» **Provided records**:
══════

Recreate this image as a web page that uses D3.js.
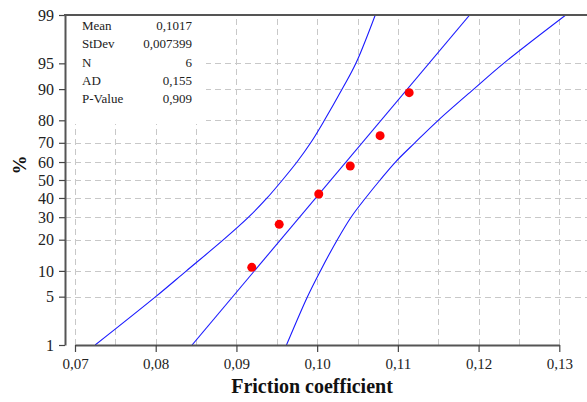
<!DOCTYPE html>
<html>
<head>
<meta charset="utf-8">
<script src="https://cdn.jsdelivr.net/npm/d3@7"></script>
<style>
  body { margin: 0; background: #fff; }
  svg, svg text { font-family: "Liberation Serif", "DejaVu Serif", serif; }
  svg { display: block; }
</style>
</head>
<body>
<svg width="587" height="402"></svg>
<script>
// friction coefficient samples and their plotting positions (%)
const sampleValues = [0.0919, 0.0953, 0.1002, 0.1041, 0.1078, 0.1114];
const samplePercents = [10.9, 26.6, 42.2, 57.8, 73.4, 89.1];

// fitted line, read at its two ends
const fitPercents = [1, 99];
const fitValues = [0.0845, 0.1189];

const bandPercents = [1, 5, 10, 20, 30, 40, 50, 60, 70, 80, 90, 95, 99];
const bandLower = [0.0725, 0.0800, 0.0838, 0.0884, 0.0915, 0.0938, 0.0957, 0.0975, 0.0992, 0.1009, 0.1031, 0.1048, 0.1072];
const bandUpper = [0.0962, 0.0988, 0.1004, 0.1025, 0.1042, 0.1060, 0.1078, 0.1097, 0.1121, 0.1150, 0.1194, 0.1231, 0.1308];

const xTicks = [0.07, 0.08, 0.09, 0.10, 0.11, 0.12, 0.13];
const xGrid = [0.07, 0.075, 0.08, 0.085, 0.09, 0.095, 0.10, 0.105, 0.11, 0.115, 0.12, 0.125, 0.13];
const yTicks = [1, 5, 10, 20, 30, 40, 50, 60, 70, 80, 90, 95, 99];

const statNames = ["Mean", "StDev", "N", "AD", "P-Value"];
const statValues = ["0,1017", "0,007399", "6", "0,155", "0,909"];

// inverse normal cdf (Acklam) used for the probability scale
function probit(p) {
    const a = [-3.969683028665376e+01, 2.209460984245205e+02, -2.759285104469687e+02, 1.383577518672690e+02, -3.066479806614716e+01, 2.506628277459239e+00];
    const b = [-5.447609879822406e+01, 1.615858368580409e+02, -1.556989798598866e+02, 6.680131188771972e+01, -1.328068155288572e+01];
    const c = [-7.784894002430293e-03, -3.223964580411365e-01, -2.400758277161838e+00, -2.549732539343734e+00, 4.374664141464968e+00, 2.938163982698783e+00];
    const d = [7.784695709041462e-03, 3.224671290700398e-01, 2.445134137142996e+00, 3.754408661907416e+00];
    const pl = 0.02425;
    let q, r;
    if (p < pl) {
        q = Math.sqrt(-2 * Math.log(p));
        return (((((c[0]*q+c[1])*q+c[2])*q+c[3])*q+c[4])*q+c[5]) / ((((d[0]*q+d[1])*q+d[2])*q+d[3])*q+1);
    }
    if (p <= 1 - pl) {
        q = p - 0.5; r = q * q;
        return (((((a[0]*r+a[1])*r+a[2])*r+a[3])*r+a[4])*r+a[5])*q / (((((b[0]*r+b[1])*r+b[2])*r+b[3])*r+b[4])*r+1);
    }
    q = Math.sqrt(-2 * Math.log(1 - p));
    return -(((((c[0]*q+c[1])*q+c[2])*q+c[3])*q+c[4])*q+c[5]) / ((((d[0]*q+d[1])*q+d[2])*q+d[3])*q+1);
}

const svg = d3.select("svg");
const pLeft = 65, pTop = 15, pBottom = 345, pRight = 600;
const serif = "'Liberation Serif', 'DejaVu Serif', serif";

const x = d3.scaleLinear().domain([0.07, 0.13]).range([75, 559.3]);
const yz = d3.scaleLinear().domain([probit(0.01), probit(0.99)]).range([pBottom, pTop]);
const y = p => yz(probit(p / 100));

const comma = v => d3.format(".2f")(v).replace(".", ",");

svg.append("clipPath").attr("id", "plot")
    .append("rect").attr("x", pLeft).attr("y", pTop).attr("width", pRight - pLeft).attr("height", pBottom - pTop);

// grid
const grid = svg.append("g")
    .attr("stroke", "#c8c8c8")
    .attr("stroke-width", 1)
    .attr("stroke-dasharray", "6,4");

grid.selectAll("line.v")
    .data(xGrid)
    .enter().append("line")
        .attr("x1", d => Math.round(x(d)) + 0.5)
        .attr("x2", d => Math.round(x(d)) + 0.5)
        .attr("y1", pBottom)
        .attr("y2", pTop);

grid.selectAll("line.h")
    .data(yTicks.slice(1, -1))
    .enter().append("line")
        .attr("x1", pLeft)
        .attr("x2", pRight)
        .attr("y1", d => Math.round(y(d)) + 0.5)
        .attr("y2", d => Math.round(y(d)) + 0.5);

// stats box
svg.append("rect")
    .attr("x", pLeft + 1).attr("y", pTop + 1)
    .attr("width", 140).attr("height", 108)
    .attr("fill", "#fff");

const stats = svg.append("g")
    .style("font-family", serif)
    .attr("font-size", 13)
    .attr("fill", "#222");
stats.selectAll("text.n")
    .data(statNames)
    .enter().append("text")
        .attr("x", 82)
        .attr("y", (d, i) => 30 + i * 18.3)
        .text(d => d);
stats.selectAll("text.v")
    .data(statValues)
    .enter().append("text")
        .attr("x", 192)
        .attr("y", (d, i) => 30 + i * 18.3)
        .attr("text-anchor", "end")
        .text(d => d);

// lines
const plot = svg.append("g").attr("clip-path", "url(#plot)");
const line = d3.line()
    .x(d => x(d[0]))
    .y(d => y(d[1]))
    .curve(d3.curveCatmullRom.alpha(0.5));

[bandLower, bandUpper].forEach(vals => {
    plot.append("path")
        .datum(vals.map((v, i) => [v, bandPercents[i]]))
        .attr("d", line)
        .attr("fill", "none")
        .attr("stroke", "#1a1aff")
        .attr("stroke-width", 1.1);
});

plot.append("path")
    .datum(fitValues.map((v, i) => [v, fitPercents[i]]))
    .attr("d", line)
    .attr("fill", "none")
    .attr("stroke", "#1a1aff")
    .attr("stroke-width", 1.1);

plot.selectAll("circle")
    .data(sampleValues)
    .enter().append("circle")
        .attr("cx", d => x(d))
        .attr("cy", (d, i) => y(samplePercents[i]))
        .attr("r", 4.5)
        .attr("fill", "#ff0000");

// axes
const xAxis = svg.append("g")
    .attr("transform", `translate(0,${pBottom})`)
    .call(d3.axisBottom(x).tickValues(xTicks).tickFormat(comma).tickSize(7).tickSizeOuter(0));

const yAxis = svg.append("g")
    .attr("transform", `translate(${pLeft},0)`)
    .call(d3.axisLeft(yz).tickValues(yTicks.map(p => probit(p / 100))).tickFormat((d, i) => yTicks[i]).tickSize(6).tickSizeOuter(0));

[xAxis, yAxis].forEach(g => {
    g.attr("font-family", null).style("font-family", serif);
    g.select(".domain").attr("stroke", "#555").attr("stroke-width", 2);
    g.selectAll(".tick line").attr("stroke", "#444").attr("stroke-width", 1.2);
    g.selectAll(".tick text")
        .attr("fill", "#222")
        .style("font-family", serif);
});
xAxis.selectAll(".tick text").attr("font-size", 15).attr("dy", "0.9em");
yAxis.selectAll(".tick text").attr("font-size", 16).attr("dx", "-2");

// top border
svg.append("line")
    .attr("x1", pLeft - 1).attr("x2", pRight)
    .attr("y1", pTop).attr("y2", pTop)
    .attr("stroke", "#555").attr("stroke-width", 2);

// titles
svg.append("text")
    .attr("x", 312).attr("y", 393)
    .attr("text-anchor", "middle")
    .style("font-family", serif)
    .attr("font-size", 20)
    .attr("font-weight", "bold")
    .attr("fill", "#111")
    .text("Friction coefficient");

svg.append("text")
    .attr("transform", "translate(26,165) rotate(-90)")
    .attr("text-anchor", "middle")
    .style("font-family", serif)
    .attr("font-size", 19)
    .attr("font-weight", "bold")
    .attr("fill", "#111")
    .text("%");
</script>
</body>
</html>
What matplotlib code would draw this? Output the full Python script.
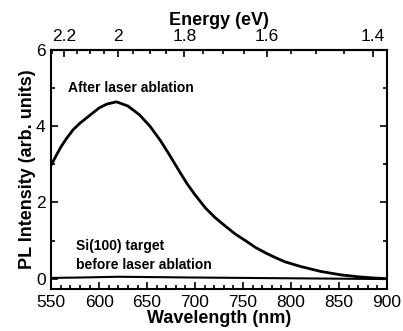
import numpy as np
import matplotlib
matplotlib.use("Agg")
import matplotlib.pyplot as plt
from matplotlib.ticker import MultipleLocator, FixedLocator

plt.rcParams['font.family'] = ['Liberation Sans', 'DejaVu Sans']

# PL spectrum after laser ablation
wl_after = [550, 555, 560, 566, 573, 580, 591, 600, 608, 618, 630, 642,
            653, 664, 674, 684, 692, 700, 711, 721, 732, 742, 753, 763,
            774, 784, 794, 810, 831, 852, 870, 885, 900]
pl_after = [2.98, 3.22, 3.45, 3.68, 3.91, 4.08, 4.30, 4.48, 4.58, 4.64,
            4.53, 4.30, 4.00, 3.62, 3.22, 2.80, 2.48, 2.20, 1.85, 1.60,
            1.37, 1.17, 0.99, 0.82, 0.67, 0.55, 0.44, 0.32, 0.19, 0.10,
            0.05, 0.02, 0.0]

# Si(100) target before ablation
wl_before = [550, 580, 620, 660, 700, 750, 800, 850, 900]
pl_before = [0.02, 0.03, 0.05, 0.04, 0.03, 0.02, 0.01, 0.0, -0.01]

energy_ticks = [2.2, 2.0, 1.8, 1.6, 1.4]
energy_labels = ["2.2", "2", "1.8", "1.6", "1.4"]
energy_minor = [2.25, 2.15, 2.1, 2.05, 1.95, 1.9, 1.85, 1.75, 1.7, 1.65,
                1.55, 1.5, 1.45]

fig = plt.figure(figsize=(4.03, 3.31), dpi=100)
ax = fig.add_axes([0.127, 0.127, 0.833, 0.722])

ax.plot(wl_after, pl_after, color='black', lw=2.0)
ax.plot(wl_before, pl_before, color='black', lw=1.5)

ax.set_xlim(550, 900)
ax.set_ylim(-0.27, 6)
ax.xaxis.set_major_locator(MultipleLocator(50))
ax.xaxis.set_minor_locator(MultipleLocator(10))
ax.yaxis.set_major_locator(MultipleLocator(2))
ax.yaxis.set_minor_locator(MultipleLocator(1))

ax.tick_params(which='both', direction='in', top=False, right=True,
               width=1.2, labelsize=12.5, pad=4)
ax.tick_params(which='major', length=5)
ax.tick_params(which='minor', length=3)
for s in ax.spines.values():
    s.set_linewidth(1.5)

ax.set_xlabel("Wavelength (nm)", fontsize=13, fontweight='bold', labelpad=0)
ax.set_ylabel("PL Intensity (arb. units)", fontsize=13, fontweight='bold',
              labelpad=0)

sec = ax.secondary_xaxis('top', functions=(lambda x: 1239.84 / x,
                                           lambda e: 1239.84 / e))
sec.xaxis.set_major_locator(FixedLocator(energy_ticks))
sec.set_xticklabels(energy_labels)
sec.xaxis.set_minor_locator(FixedLocator(energy_minor))
sec.tick_params(which='both', direction='in', width=1.2, labelsize=12.5, pad=4)
sec.tick_params(which='major', length=5)
sec.tick_params(which='minor', length=3)
sec.spines['top'].set_linewidth(1.5)
sec.set_xlabel("Energy (eV)", fontsize=13, fontweight='bold', labelpad=3)

ax.text(568, 5.0, "After laser ablation", fontsize=10, fontweight='bold',
        va='center', ha='left')
ax.text(576, 0.85, "Si(100) target", fontsize=10, fontweight='bold',
        va='center', ha='left')
ax.text(576, 0.37, "before laser ablation", fontsize=10, fontweight='bold',
        va='center', ha='left')

fig.savefig("out.png", dpi=100)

══════

» **Exercise instructions**:
Search the records for the string "matplotlib" and return every line in which it occurs.

» **Exercise result**:
What matplotlib code would draw this? Output the full Python script.
import matplotlib
matplotlib.use("Agg")
import matplotlib.pyplot as plt
from matplotlib.ticker import MultipleLocator, FixedLocator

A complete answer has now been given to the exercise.